*Task goal*: Reproduce all the lines exactly as they stand, apart from the pictures.

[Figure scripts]
▼

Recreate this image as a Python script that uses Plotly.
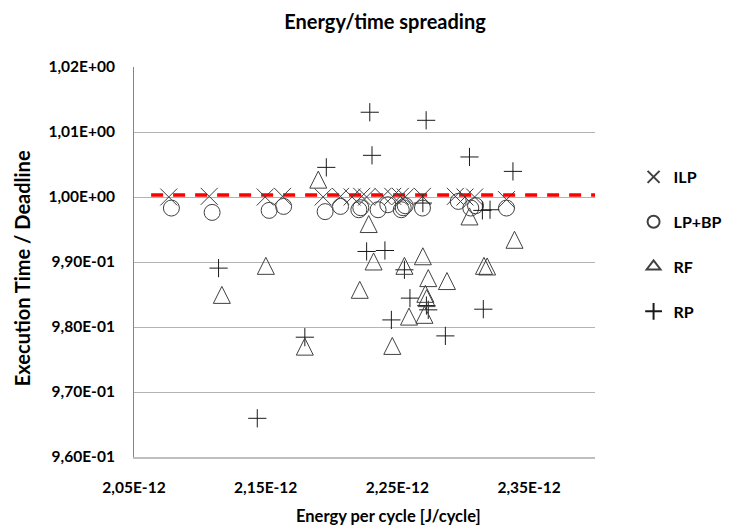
import plotly.graph_objects as go

# ---- data (x in units of 1e-12 J/cycle) ----
ilp_x = [2.0764, 2.1071, 2.1496, 2.1628, 2.1936, 2.2068, 2.2156, 2.2229, 2.2266,
         2.2390, 2.2464, 2.2522, 2.2559, 2.2690, 2.2940, 2.3013, 2.3086, 2.3328]
ilp_y = [1.0000, 1.0001, 1.0000, 1.0001, 1.0000, 1.0001, 1.0000, 1.0001, 1.0000,
         1.0001, 1.0001, 1.0001, 1.0000, 1.0001, 1.0001, 1.0000, 1.0000, 0.9996]

lpbp_x = [2.0784, 2.1093, 2.1526, 2.1636, 2.1951, 2.2068, 2.2207, 2.2222, 2.2353,
          2.2427, 2.2529, 2.2544, 2.2559, 2.2690, 2.2962, 2.3057, 2.3093, 2.3328]
lpbp_y = [0.99830, 0.99763, 0.99794, 0.99855, 0.99775, 0.99855, 0.99804, 0.99835, 0.99804,
          0.99881, 0.99804, 0.99835, 0.99866, 0.99830, 0.99932, 0.99830, 0.99866, 0.99830]

rf_x = [2.1899, 2.1501, 2.1167, 2.2214, 2.1797, 2.2282, 2.3047, 2.3389, 2.2319, 2.2693,
        2.2553, 2.3157, 2.3181, 2.2734, 2.2876, 2.2712, 2.2722, 2.2705, 2.2588, 2.2461]
rf_y = [1.00267, 0.98941, 0.98494, 0.98572, 0.97698, 0.99584, 0.99701, 0.99342, 0.99008, 0.99088,
        0.98941, 0.98941, 0.98931, 0.98752, 0.98707, 0.98510, 0.98444, 0.98187, 0.98160, 0.97709]

rp_x = [2.1960, 2.1142, 2.1797, 2.1436, 2.2290, 2.2718, 2.2307, 2.3047, 2.3377, 2.2693,
        2.3145, 2.3203, 2.2266, 2.2405, 2.2553, 2.2595, 2.2734, 2.2720, 2.2454, 2.2864, 2.3152]
rp_y = [1.00456, 0.98906, 0.97843, 0.96595, 1.01304, 1.01180, 1.00641, 1.00616, 1.00394, 0.99907,
        0.99794, 0.99804, 0.99162, 0.99177, 0.98880, 0.98444, 0.98264, 0.98330, 0.98109, 0.97863, 0.98274]

deadline_x = [2.063, 2.40]
deadline_y = [1.0003, 1.0003]

x_tickvals = [2.05, 2.15, 2.25, 2.35]
x_ticktext = ["2,05E-12", "2,15E-12", "2,25E-12", "2,35E-12"]
y_tickvals = [0.96, 0.97, 0.98, 0.99, 1.00, 1.01, 1.02]
y_ticktext = ["9,60E-01", "9,70E-01", "9,80E-01", "9,90E-01", "1,00E+00", "1,01E+00", "1,02E+00"]

E = 1e-12
FONT = "Lato"
MC = "#404040"
W, H = 740, 529
ML, MR, MT, MB = 134, 128, 67, 72
PLOT_H = H - MT - MB
Y0, Y1 = 0.96, 1.02
TRI = 17  # triangle marker size (px)
# arrow-up markers have their apex on the point; lift them by half their height
dy = (TRI / 2) * (Y1 - Y0) / PLOT_H

fig = go.Figure()

fig.add_trace(go.Scatter(
    x=[v * E for v in deadline_x], y=deadline_y, mode="lines",
    line=dict(color="#ff0000", width=3.5, dash="12px,10px"),
    showlegend=False, hoverinfo="skip"))

fig.add_trace(go.Scatter(
    x=[v * E for v in ilp_x], y=ilp_y, mode="markers", name="<b>ILP</b>", legendgroup="a",
    marker=dict(symbol="x-thin-open", size=17, color=MC, line=dict(color=MC, width=1))))
fig.add_trace(go.Scatter(
    x=[v * E for v in lpbp_x], y=lpbp_y, mode="markers", name="<b>LP+BP</b>", legendgroup="b",
    marker=dict(symbol="circle-open", size=16, color=MC, line=dict(color=MC, width=1))))
fig.add_trace(go.Scatter(
    x=[v * E for v in rf_x], y=rf_y, mode="markers", name="RF", yaxis="y2",
    showlegend=False, hoverinfo="x+y",
    marker=dict(symbol="arrow-up-open", size=TRI, color=MC, line=dict(color=MC, width=1))))
fig.add_trace(go.Scatter(
    x=[None], y=[None], mode="markers", name="<b>RF</b>", legendgroup="c",
    marker=dict(symbol="triangle-up-open", size=14, color=MC, line=dict(color=MC, width=1))))
fig.add_trace(go.Scatter(
    x=[v * E for v in rp_x], y=rp_y, mode="markers", name="<b>RP</b>", legendgroup="d",
    marker=dict(symbol="cross-thin-open", size=13, color="#1a1a1a", line=dict(color="#1a1a1a", width=1))))

fig.update_layout(
    width=W, height=H,
    margin=dict(l=ML, r=MR, t=MT, b=MB),
    paper_bgcolor="white", plot_bgcolor="white",
    font=dict(family=FONT, color="#000000"),
    title=dict(text="<b>Energy/time spreading</b>", x=385 / W, xanchor="center",
               y=1 - 22 / H, yanchor="middle", font=dict(size=20, family=FONT)),
    showlegend=True,
    legend=dict(x=(652 - ML) / (W - ML - MR), xanchor="left", y=(H - MB - 160) / PLOT_H, yanchor="top",
                font=dict(size=16, family=FONT, color="#000000"),
                tracegroupgap=21, itemsizing="constant", bgcolor="rgba(0,0,0,0)"),
    xaxis=dict(range=[2.05 * E, 2.40 * E], tickvals=[v * E for v in x_tickvals],
               ticktext=["<b>%s</b>" % t for t in x_ticktext],
               showgrid=False, zeroline=False, showline=True, linecolor="#bfbfbf", linewidth=1.5,
               ticks="", tickfont=dict(size=15.5, family=FONT), ticklabelstandoff=16),
    yaxis=dict(range=[Y0, Y1], tickvals=y_tickvals, ticktext=["<b>%s</b>" % t for t in y_ticktext],
               showgrid=True, gridcolor="#b3b3b3", gridwidth=1, zeroline=False,
               showline=True, linecolor="#868686", linewidth=1, ticks="",
               tickfont=dict(size=15.5, family=FONT), ticklabelstandoff=15),
    yaxis2=dict(range=[Y0 - dy, Y1 - dy], overlaying="y", visible=False, showgrid=False),
    annotations=[
        dict(text="<b>Execution Time / Deadline</b>", xref="paper", yref="paper",
             x=(18 - ML) / (W - ML - MR), y=(H - MB - 268) / PLOT_H, textangle=-90,
             showarrow=False, xanchor="center", yanchor="middle",
             font=dict(size=20, family=FONT, color="#000000")),
        dict(text="<b>Energy per cycle [J/cycle]</b>", xref="paper", yref="paper",
             x=(398 - ML) / (W - ML - MR), y=(H - MB - 516) / PLOT_H,
             showarrow=False, xanchor="center", yanchor="middle",
             font=dict(size=16.5, family=FONT, color="#000000")),
    ],
)

fig.write_html("out.html")
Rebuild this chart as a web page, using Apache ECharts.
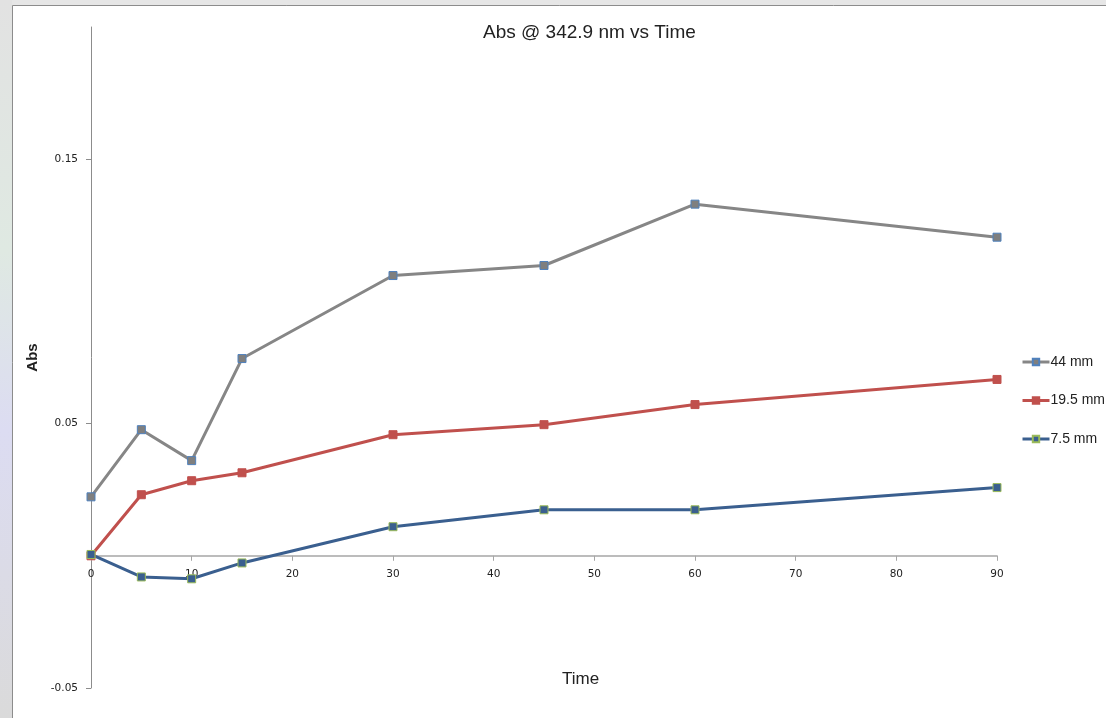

▲

*Task answer*:
Recreate this image as a Python script that uses Plotly.
import plotly.graph_objects as go

# ---- data (x in units of 1e-12 J/cycle) ----
ilp_x = [2.0764, 2.1071, 2.1496, 2.1628, 2.1936, 2.2068, 2.2156, 2.2229, 2.2266,
         2.2390, 2.2464, 2.2522, 2.2559, 2.2690, 2.2940, 2.3013, 2.3086, 2.3328]
ilp_y = [1.0000, 1.0001, 1.0000, 1.0001, 1.0000, 1.0001, 1.0000, 1.0001, 1.0000,
         1.0001, 1.0001, 1.0001, 1.0000, 1.0001, 1.0001, 1.0000, 1.0000, 0.9996]

lpbp_x = [2.0784, 2.1093, 2.1526, 2.1636, 2.1951, 2.2068, 2.2207, 2.2222, 2.2353,
          2.2427, 2.2529, 2.2544, 2.2559, 2.2690, 2.2962, 2.3057, 2.3093, 2.3328]
lpbp_y = [0.99830, 0.99763, 0.99794, 0.99855, 0.99775, 0.99855, 0.99804, 0.99835, 0.99804,
          0.99881, 0.99804, 0.99835, 0.99866, 0.99830, 0.99932, 0.99830, 0.99866, 0.99830]

rf_x = [2.1899, 2.1501, 2.1167, 2.2214, 2.1797, 2.2282, 2.3047, 2.3389, 2.2319, 2.2693,
        2.2553, 2.3157, 2.3181, 2.2734, 2.2876, 2.2712, 2.2722, 2.2705, 2.2588, 2.2461]
rf_y = [1.00267, 0.98941, 0.98494, 0.98572, 0.97698, 0.99584, 0.99701, 0.99342, 0.99008, 0.99088,
        0.98941, 0.98941, 0.98931, 0.98752, 0.98707, 0.98510, 0.98444, 0.98187, 0.98160, 0.97709]

rp_x = [2.1960, 2.1142, 2.1797, 2.1436, 2.2290, 2.2718, 2.2307, 2.3047, 2.3377, 2.2693,
        2.3145, 2.3203, 2.2266, 2.2405, 2.2553, 2.2595, 2.2734, 2.2720, 2.2454, 2.2864, 2.3152]
rp_y = [1.00456, 0.98906, 0.97843, 0.96595, 1.01304, 1.01180, 1.00641, 1.00616, 1.00394, 0.99907,
        0.99794, 0.99804, 0.99162, 0.99177, 0.98880, 0.98444, 0.98264, 0.98330, 0.98109, 0.97863, 0.98274]

deadline_x = [2.063, 2.40]
deadline_y = [1.0003, 1.0003]

x_tickvals = [2.05, 2.15, 2.25, 2.35]
x_ticktext = ["2,05E-12", "2,15E-12", "2,25E-12", "2,35E-12"]
y_tickvals = [0.96, 0.97, 0.98, 0.99, 1.00, 1.01, 1.02]
y_ticktext = ["9,60E-01", "9,70E-01", "9,80E-01", "9,90E-01", "1,00E+00", "1,01E+00", "1,02E+00"]

E = 1e-12
FONT = "Lato"
MC = "#404040"
W, H = 740, 529
ML, MR, MT, MB = 134, 128, 67, 72
PLOT_H = H - MT - MB
Y0, Y1 = 0.96, 1.02
TRI = 17  # triangle marker size (px)
# arrow-up markers have their apex on the point; lift them by half their height
dy = (TRI / 2) * (Y1 - Y0) / PLOT_H

fig = go.Figure()

fig.add_trace(go.Scatter(
    x=[v * E for v in deadline_x], y=deadline_y, mode="lines",
    line=dict(color="#ff0000", width=3.5, dash="12px,10px"),
    showlegend=False, hoverinfo="skip"))

fig.add_trace(go.Scatter(
    x=[v * E for v in ilp_x], y=ilp_y, mode="markers", name="<b>ILP</b>", legendgroup="a",
    marker=dict(symbol="x-thin-open", size=17, color=MC, line=dict(color=MC, width=1))))
fig.add_trace(go.Scatter(
    x=[v * E for v in lpbp_x], y=lpbp_y, mode="markers", name="<b>LP+BP</b>", legendgroup="b",
    marker=dict(symbol="circle-open", size=16, color=MC, line=dict(color=MC, width=1))))
fig.add_trace(go.Scatter(
    x=[v * E for v in rf_x], y=rf_y, mode="markers", name="RF", yaxis="y2",
    showlegend=False, hoverinfo="x+y",
    marker=dict(symbol="arrow-up-open", size=TRI, color=MC, line=dict(color=MC, width=1))))
fig.add_trace(go.Scatter(
    x=[None], y=[None], mode="markers", name="<b>RF</b>", legendgroup="c",
    marker=dict(symbol="triangle-up-open", size=14, color=MC, line=dict(color=MC, width=1))))
fig.add_trace(go.Scatter(
    x=[v * E for v in rp_x], y=rp_y, mode="markers", name="<b>RP</b>", legendgroup="d",
    marker=dict(symbol="cross-thin-open", size=13, color="#1a1a1a", line=dict(color="#1a1a1a", width=1))))

fig.update_layout(
    width=W, height=H,
    margin=dict(l=ML, r=MR, t=MT, b=MB),
    paper_bgcolor="white", plot_bgcolor="white",
    font=dict(family=FONT, color="#000000"),
    title=dict(text="<b>Energy/time spreading</b>", x=385 / W, xanchor="center",
               y=1 - 22 / H, yanchor="middle", font=dict(size=20, family=FONT)),
    showlegend=True,
    legend=dict(x=(652 - ML) / (W - ML - MR), xanchor="left", y=(H - MB - 160) / PLOT_H, yanchor="top",
                font=dict(size=16, family=FONT, color="#000000"),
                tracegroupgap=21, itemsizing="constant", bgcolor="rgba(0,0,0,0)"),
    xaxis=dict(range=[2.05 * E, 2.40 * E], tickvals=[v * E for v in x_tickvals],
               ticktext=["<b>%s</b>" % t for t in x_ticktext],
               showgrid=False, zeroline=False, showline=True, linecolor="#bfbfbf", linewidth=1.5,
               ticks="", tickfont=dict(size=15.5, family=FONT), ticklabelstandoff=16),
    yaxis=dict(range=[Y0, Y1], tickvals=y_tickvals, ticktext=["<b>%s</b>" % t for t in y_ticktext],
               showgrid=True, gridcolor="#b3b3b3", gridwidth=1, zeroline=False,
               showline=True, linecolor="#868686", linewidth=1, ticks="",
               tickfont=dict(size=15.5, family=FONT), ticklabelstandoff=15),
    yaxis2=dict(range=[Y0 - dy, Y1 - dy], overlaying="y", visible=False, showgrid=False),
    annotations=[
        dict(text="<b>Execution Time / Deadline</b>", xref="paper", yref="paper",
             x=(18 - ML) / (W - ML - MR), y=(H - MB - 268) / PLOT_H, textangle=-90,
             showarrow=False, xanchor="center", yanchor="middle",
             font=dict(size=20, family=FONT, color="#000000")),
        dict(text="<b>Energy per cycle [J/cycle]</b>", xref="paper", yref="paper",
             x=(398 - ML) / (W - ML - MR), y=(H - MB - 516) / PLOT_H,
             showarrow=False, xanchor="center", yanchor="middle",
             font=dict(size=16.5, family=FONT, color="#000000")),
    ],
)

fig.write_html("out.html")
Rebuild this chart as a web page, using Apache ECharts.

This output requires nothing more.